Steven Soderbergh tourne beaucoup, au rythme de deux films par an, et il s'agit d'ailleurs de la sixième critique que je lui consacre, ce qui ne doit pas être loin d'un record. Alors, pas étonnant qu'il ne soit pas Terrence Mallick. Pas étonnant non plus qu'il y ait du déchet dans cette filmographie diarrhéique, et que, si le très bon s'est fait rare depuis longtemps ("Traffic" ? "Che : Guerilla" ?), le bon et le moins bon alterne régulièrement. Ce "Magic Mike" se situe un peu entre les deux, plutôt bon par le film qu'il aurait pu être, pas vraiment très bon par le film qu'il est, la faute à une certaine mollesse et à l'abandon de pistes intéressantes.
La genèse du projet vient de sa rencontre avec Channing Tatum qui a commencé sa carrière comme strip-teaseur, et à qui Soderbergh, intéressé par le potentiel narratif et cinématographique de ce milieu si particulier, a demandé d'écrire le synopsis. Et effectivement, il y a un vrai potentiel, parfaitement exploité sur la première moitié du film, quand on regarde toute cette entreprise de strip-tease masculin comme une parabole de l'Amérique d'aujourd'hui : peu importe la fin, peu importe les moyens, à partir du moment où on peut se faire du fric.
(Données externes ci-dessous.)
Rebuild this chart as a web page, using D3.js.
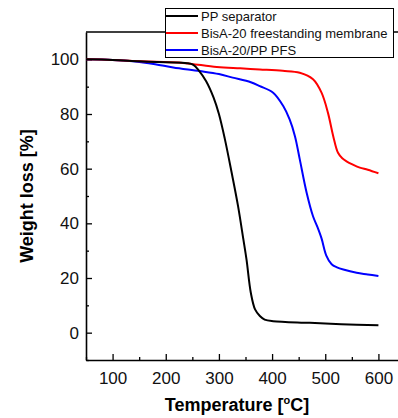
<!DOCTYPE html>
<html>
<head>
<meta charset="utf-8">
<script src="https://cdn.jsdelivr.net/npm/d3@7"></script>
<style>
  body { margin: 0; background: #fff; }
  svg { display: block; font-family: "Liberation Sans", Arial, sans-serif; }
  .tick text { font-size: 17px; fill: #111; }
</style>
</head>
<body>
<div id="chart"></div>
<script>
// DATA (temperature in C, weight %)
const seriesNames = ["PP separator", "BisA-20 freestanding membrane", "BisA-20/PP PFS"];
const seriesColors = ["#000000", "#ff0000", "#0000ff"];

const ppTemp   = [50, 100, 150, 200, 240, 252, 262, 276, 290, 300, 311, 324, 336, 346, 352, 360, 368, 377, 386, 402, 471, 530, 600];
const ppWeight = [100, 99.8, 99.3, 98.9, 98.6, 98, 96, 92, 86, 80, 71, 58.5, 46.3, 34.1, 26.6, 14.6, 8.5, 6.1, 4.8, 4.2, 3.6, 3.1, 2.7];

const memTemp   = [50, 100, 138, 180, 232, 296, 340, 377, 420, 452, 477, 493, 505, 515, 524, 532, 540, 552, 565, 580, 600];
const memWeight = [100, 99.8, 99.4, 99.1, 98.7, 97.2, 96.7, 96.3, 95.8, 95.1, 92.7, 87.8, 80.5, 71.9, 65.8, 63.8, 62.7, 61.5, 60.4, 59.6, 58.3];

const pfsTemp   = [50, 100, 138, 180, 214, 264, 300, 326, 360, 377, 402, 421, 433, 443, 452, 465, 477, 485, 493, 502, 512, 522, 534, 559, 580, 600];
const pfsWeight = [100, 99.8, 99.3, 98.2, 97, 95.7, 94.6, 93.3, 91.6, 90.2, 87.8, 82.9, 78, 71.9, 63.5, 51.2, 42.6, 38.8, 34.5, 28.2, 25, 23.9, 23.1, 21.9, 21.3, 20.7];

const xTicks = [100, 200, 300, 400, 500, 600];
const xMinor = [50, 150, 250, 350, 450, 550];
const yTicks = [0, 20, 40, 60, 80, 100];
const yMinor = [-10, 10, 30, 50, 70, 90];

// SET UP
const chartwidth = 398;
const chartheight = 418;
const margin = {top: 32, left: 86, bottom: 58};
const plotRight = 405;

const svg = d3.select("#chart")
    .append("svg")
    .attr("width", chartwidth)
    .attr("height", chartheight);

// SCALES
const xScale = d3.scaleLinear()
    .domain([50, 650])
    .range([margin.left, plotRight]);

const yScale = d3.scaleLinear()
    .domain([-10, 110])
    .range([chartheight - margin.bottom, margin.top]);

// AXES (ticks point inward)
const xAxis = svg.append("g")
    .attr("transform", `translate(0,${chartheight - margin.bottom})`)
    .call(d3.axisBottom(xScale).tickValues(xTicks).tickSizeInner(-6).tickSizeOuter(0).tickPadding(12));

svg.append("g")
    .attr("transform", `translate(0,${chartheight - margin.bottom})`)
    .call(d3.axisBottom(xScale).tickValues(xMinor).tickSizeInner(-3).tickSizeOuter(0).tickFormat(""))
    .select(".domain").remove();

const yAxis = svg.append("g")
    .attr("transform", `translate(${margin.left},0)`)
    .call(d3.axisLeft(yScale).tickValues(yTicks).tickSizeInner(-6).tickSizeOuter(0).tickPadding(7));

svg.append("g")
    .attr("transform", `translate(${margin.left},0)`)
    .call(d3.axisLeft(yScale).tickValues(yMinor).tickSizeInner(-3).tickSizeOuter(0).tickFormat(""))
    .select(".domain").remove();

svg.selectAll(".domain").attr("stroke-width", 1.6);
svg.selectAll(".tick line").attr("stroke-width", 1.3);

// top and right frame
svg.append("path")
    .attr("d", `M${margin.left},${margin.top}H${plotRight}V${chartheight - margin.bottom}`)
    .attr("fill", "none")
    .attr("stroke", "#000")
    .attr("stroke-width", 1.6);

// LINES
const line = d3.line()
    .x(function(d) { return xScale(d[0]); })
    .y(function(d) { return yScale(d[1]); })
    .curve(d3.curveCatmullRom.alpha(0.5));

const allSeries = [
    d3.zip(ppTemp, ppWeight),
    d3.zip(memTemp, memWeight),
    d3.zip(pfsTemp, pfsWeight)
];

// draw blue, red, then black on top like the original
[2, 1, 0].forEach(function(i) {
    svg.append("path")
        .datum(allSeries[i])
        .attr("d", line)
        .attr("fill", "none")
        .attr("stroke", seriesColors[i])
        .attr("stroke-width", 2);
});

// AXIS LABELS
svg.append("text")
    .attr("x", -196)
    .attr("y", 33)
    .attr("transform", "rotate(-90)")
    .attr("text-anchor", "middle")
    .attr("font-size", 18)
    .attr("font-weight", "bold")
    .text("Weight loss [%]");

const xLab = svg.append("text")
    .attr("x", 237)
    .attr("y", 411)
    .attr("text-anchor", "middle")
    .attr("font-size", 18)
    .attr("font-weight", "bold");
xLab.append("tspan").text("Temperature [");
xLab.append("tspan").attr("font-size", 11).attr("dy", -7).text("o");
xLab.append("tspan").attr("dy", 7).text("C]");

// LEGEND
const legend = svg.append("g");
legend.append("rect")
    .attr("x", 165.5)
    .attr("y", 8.5)
    .attr("width", 228)
    .attr("height", 49)
    .attr("fill", "#fff")
    .attr("stroke", "#000")
    .attr("stroke-width", 1);

seriesNames.forEach(function(name, i) {
    const yy = 16 + i * 17;
    legend.append("line")
        .attr("x1", 166).attr("x2", 198)
        .attr("y1", yy).attr("y2", yy)
        .attr("stroke", seriesColors[i])
        .attr("stroke-width", 2);
    legend.append("text")
        .attr("x", 201)
        .attr("y", yy + 4.5)
        .attr("font-size", 13)
        .attr("fill", "#111")
        .text(name);
});
</script>
</body>
</html>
On parle d'argent d'un bout à l'autre du film, et nombreuses sont les scènes qui illustrent l'adage qui dit que l'argent n'a pas d'odeur...
Cette apologie de l'ultra-libéralisme a son jedi : Dallas (joué par un Matthew McConaughey survitaminé), lui-même ancien strip-teaseur et proprio de la boîte qui proclame que son fils n'ira pas à l'école pour rester scotché devant les émissions financières de la télé, et son padawan, le jeune Adam qui vit son "dépucelage" dès sa première soirée à l'Xquisite, et à qui Dallas apprend les ficelles du métier le lendemain dans une scène assez drôle. Le but, c'est de faire du fric, essentiellement sous forme de billets verts glissés dans le string, et pour cela il faut séduire la clientèle, bien entendu exclusivement féminine. Le fond de commerce de ce public d'enterrement de vie de garçon évoque curieusement (ou pas, d'ailleurs) les clichés de la culture gay, et on retrouve des personnages à la Village People sur une chorégraphie de boys band, tout du moins jusqu'au moment où il faut aller au devant de son public. D'ailleurs, quand elle découvre le nouvel attirail d'Adam, sa soeur lui déclare que ses préférences n'ont pas d'importance et que quoiqu'il en soit il restera toujours son frère ! Visiblement, Soderbergh jubile a montrer le mauvais goût de ce concept artistique, dont le climax est sans doute la choré spéciale 4 juillet, qui concentre toutes les vertus américaines : patriotisme, sexe et libre entreprise.
A ce monde en roue libre entre alcool, extasy, sexe facile et appât du gain (la traduction européenne pourrait être footballeur professionnel !), il fallait un contrepoint. Il y en a deux ici : celui du personnage de Brooke, la grande soeur d'Adam, secrétaire médicale qui a la tête bien sur les épaules, ce qu'Adam et ses potes traduisent par "elle est un peu coincée". Plus intéressant, il y a un contrepoint interne, à savoir Mike lui-même, qui ne se contente pas de la vanité de son succès du moment, mais qui cherche à construire quelque chose, à savoir une entreprise de meubles customisés. On le voit donc en costard en train d'expliquer à la banquière qui s'apprête à lui refuser un prêt que l'origine de son gros paquet de billets froissés n'a rien d'illégal. Soderbergh souligne d'ailleurs l'opposition entre les deux mondes par l'usage d'un filtre jaune qui donne une couleur mordorée un peu iréelle à la vie de l'extérieur, alors que les couleurs des scènes à la boîte sont elles nettement plus criardes et clinquantes.
N'étant ni un adepte de la salle de sport, ni fasciné par l'intérêt visuel de corps mâles huilés, j'ai trouvé que les passages à l'Xquise s'étiraient un peu, et que l'ironie des scènes initiales laissait la place à un cahier des charges aux intentions plus douteuses. Plus dommageable encore, le récit perd de vue des pistes entrouvertes, comme le lien avec les dealers ou l'opposition entre la facilité du gain "amoral" et la difficulté à monter une entreprise "honnête", tout cela au profit de la préparation d'une happy end prévisible et convenue. Ce film frivole et mélancolique se laisse regarder malgré quelques longueurs, et rejoindra la liste des films précédents de Soiderbergh, vite vus, vite oubliés.